SetAttributes[timeAvg, HoldFirst]
timeAvg[func_] := Do[If[# > 0.3, Return[#/5^i]] & @@ Timing@Do[func, {5^i}], {i, 0, 15}]

n = 1500;
big = Sum[Expand[(RandomInteger[99] + a[i])^RandomInteger[9]], {i, n}];

vals = RandomInteger[9999, n];
rules = Thread[Array[a, n] -> vals];

big /. rules           // timeAvg
big /. Dispatch[rules] // timeAvg

0.936

0.008608

Somewhat faster, you could convert your entire expression into an anonymous Function one time, and Apply it to your list of values:

big2 = Function @@ {big} /. Dispatch@Thread[Array[a, n] -> Array[Slot, n]];

big2 @@ vals // timeAvg

0.004496

For variety, if all of the expressions to replace are Symbols you could use a variation of listWith from this post.

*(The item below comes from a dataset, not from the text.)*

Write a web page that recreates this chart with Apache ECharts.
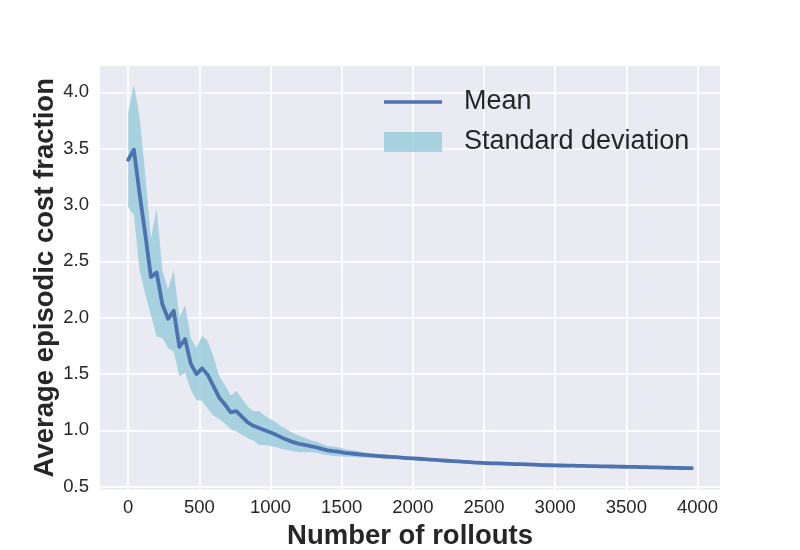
<!DOCTYPE html>
<html>
<head>
<meta charset="utf-8">
<script src="https://cdn.jsdelivr.net/npm/echarts@6/dist/echarts.min.js"></script>
<style>
html,body{margin:0;padding:0;background:#fff;}
#chart{width:800px;height:550px;}
</style>
</head>
<body>
<div id="chart"></div>
<script>
// Number of rollouts (x values)
const rollouts = [
  0,40,80,120,160,200,240,280,320,360,
  400,440,480,520,560,600,640,680,720,760,
  800,840,880,920,960,1000,1040,1080,1120,1160,
  1200,1240,1280,1320,1360,1400,1440,1480,1520,1560,
  1600,1640,1680,1720,1760,1800,1840,1880,1920,1960,
  2000,2040,2080,2120,2160,2200,2240,2280,2320,2360,
  2400,2440,2480,2520,2560,2600,2640,2680,2720,2760,
  2800,2840,2880,2920,2960,3000,3040,3080,3120,3160,
  3200,3240,3280,3320,3360,3400,3440,3480,3520,3560,
  3600,3640,3680,3720,3760,3800,3840,3880,3920,3960
];
// Mean average episodic cost fraction
const meanCost = [
  3.40,3.49,3.10,2.74,2.36,2.40,2.12,1.99,2.06,1.74,
  1.81,1.59,1.50,1.55,1.49,1.39,1.29,1.23,1.16,1.17,
  1.12,1.07,1.04,1.02,1.00,0.98,0.96,0.935,0.915,0.895,
  0.88,0.87,0.86,0.85,0.835,0.822,0.815,0.81,0.80,0.795,
  0.79,0.785,0.78,0.776,0.772,0.768,0.765,0.762,0.758,0.754,
  0.751,0.748,0.745,0.741,0.737,0.733,0.730,0.727,0.724,0.721,
  0.718,0.714,0.711,0.709,0.707,0.706,0.704,0.703,0.701,0.700,
  0.698,0.696,0.694,0.692,0.690,0.689,0.688,0.687,0.686,0.685,
  0.684,0.683,0.682,0.681,0.680,0.679,0.678,0.677,0.676,0.675,
  0.674,0.673,0.672,0.671,0.669,0.668,0.667,0.666,0.665,0.664
];
// Standard deviation around the mean
const stdCost = [
  0.42,0.58,0.68,0.53,0.34,0.57,0.30,0.26,0.36,0.26,
  0.30,0.23,0.23,0.29,0.30,0.26,0.19,0.17,0.15,0.18,
  0.16,0.14,0.13,0.15,0.13,0.12,0.11,0.10,0.09,0.08,
  0.075,0.065,0.055,0.05,0.045,0.04,0.042,0.04,0.035,0.03,
  0.028,0.025,0.022,0.02,0.018,0.017,0.016,0.016,0.015,0.015,
  0.014,0.014,0.013,0.013,0.012,0.012,0.012,0.011,0.011,0.011,
  0.011,0.010,0.010,0.010,0.010,0.010,0.010,0.010,0.010,0.010,
  0.010,0.010,0.010,0.010,0.010,0.010,0.010,0.009,0.009,0.009,
  0.009,0.009,0.009,0.009,0.009,0.009,0.009,0.009,0.009,0.009,
  0.008,0.008,0.008,0.008,0.008,0.008,0.008,0.008,0.008,0.008
];
const xTicks = [0,500,1000,1500,2000,2500,3000,3500,4000];
const yTicks = [0.5,1.0,1.5,2.0,2.5,3.0,3.5,4.0];

const meanData = rollouts.map((x,i)=>[x, meanCost[i]]);

const FONT = "'Liberation Sans', Arial, sans-serif";
const TXT = '#262626';
const bandColor = 'rgba(155,205,220,0.85)';
const lineColor = '#4c72b0';

const chart = echarts.init(document.getElementById('chart'), null, {renderer:'canvas'});
chart.setOption({
  animation:false,
  backgroundColor:'#ffffff',
  textStyle:{fontFamily:FONT},
  grid:{left:100,right:80,top:66,bottom:60.5,show:true,backgroundColor:'#eaeaf2',borderWidth:0,
        containLabel:false,outerBoundsMode:'none'},
  legend:{
    orient:'vertical', left:384, top:85, padding:0, itemWidth:58, itemHeight:20, itemGap:6,
    selectedMode:false,
    textStyle:{fontSize:27,color:TXT,fontFamily:FONT,lineHeight:30,padding:[4,0,0,17]},
    data:[
      {name:'Mean', icon:'path://M0,0 L58,0 L58,3.5 L0,3.5 Z', itemStyle:{color:lineColor}},
      {name:'Standard deviation', icon:'rect', itemStyle:{color:bandColor}}
    ]
  },
  xAxis:{
    type:'value', min:-198, max:4158, splitNumber:8,
    name:'Number of rollouts', nameLocation:'middle', nameGap:33, nameMoveOverlap:false,
    nameTextStyle:{fontSize:27.5,fontWeight:'bold',color:TXT,fontFamily:FONT},
    axisLine:{show:false}, axisTick:{show:false},
    axisLabel:{fontSize:18.5,color:TXT,margin:9,showMinLabel:false,showMaxLabel:false,fontFamily:FONT,
      formatter:v=>xTicks.includes(v)?String(v):''},
    splitLine:{show:true,showMinLine:false,showMaxLine:false,lineStyle:{color:'#ffffff',width:1.7}}
  },
  yAxis:{
    type:'value', min:0.475, max:4.233, splitNumber:8,
    name:'Average episodic cost fraction', nameLocation:'middle', nameGap:41, nameRotate:90, nameMoveOverlap:false,
    nameTextStyle:{fontSize:27.5,fontWeight:'bold',color:TXT,fontFamily:FONT},
    axisLine:{show:false}, axisTick:{show:false},
    axisLabel:{fontSize:18.5,color:TXT,margin:11,showMinLabel:false,showMaxLabel:false,fontFamily:FONT,
      formatter:v=>{const t=yTicks.find(k=>Math.abs(k-v)<1e-6);return t===undefined?'':t.toFixed(1);}},
    splitLine:{show:true,showMinLine:false,showMaxLine:false,lineStyle:{color:'#ffffff',width:1.7}}
  },
  series:[
    {
      name:'Standard deviation', type:'custom', silent:true, z:1,
      data:[[rollouts[0], meanCost[0]]],
      renderItem:(params, api)=>{
        const pts = [];
        for (let i=0;i<rollouts.length;i++) pts.push(api.coord([rollouts[i], meanCost[i]+stdCost[i]]));
        for (let i=rollouts.length-1;i>=0;i--) pts.push(api.coord([rollouts[i], meanCost[i]-stdCost[i]]));
        return {type:'polygon', shape:{points:pts}, style:{fill:bandColor, stroke:null}};
      },
      itemStyle:{color:bandColor}
    },
    {
      name:'Mean', type:'line', data:meanData, symbol:'none', showSymbol:false, z:3, color:lineColor,
      lineStyle:{color:lineColor,width:3.8,cap:'round',join:'round'}
    }
  ]
});
</script>
</body>
</html>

It is between the two others in speed in this test.

syms = Table[Symbol["a" <> ToString@i], {i, n}];

big3 = big /. Dispatch@Thread[Array[a, n] -> syms];

SetAttributes[listBlock, HoldAll];
listBlock[(set : Set | SetDelayed)[L_, R_], body_] := 
  Inner[set, L, R, Hold] /. _[x__] :> Block[{x}, body]

listBlock[syms = vals, big3] // timeAvg

0.005368

This has the advantage of keeping your expression in the normal form rather than turning it into a Function.


Optimizing the expression

In light of the nature of the actual expression which contains a number of repeated sub-expressions we can improve the performance a bit by exploiting this commonality. An internal function exists that attempts this automatically: Experimental`OptimizeExpression. You can search the site for "OptimizeExpression" for more details and other examples of use.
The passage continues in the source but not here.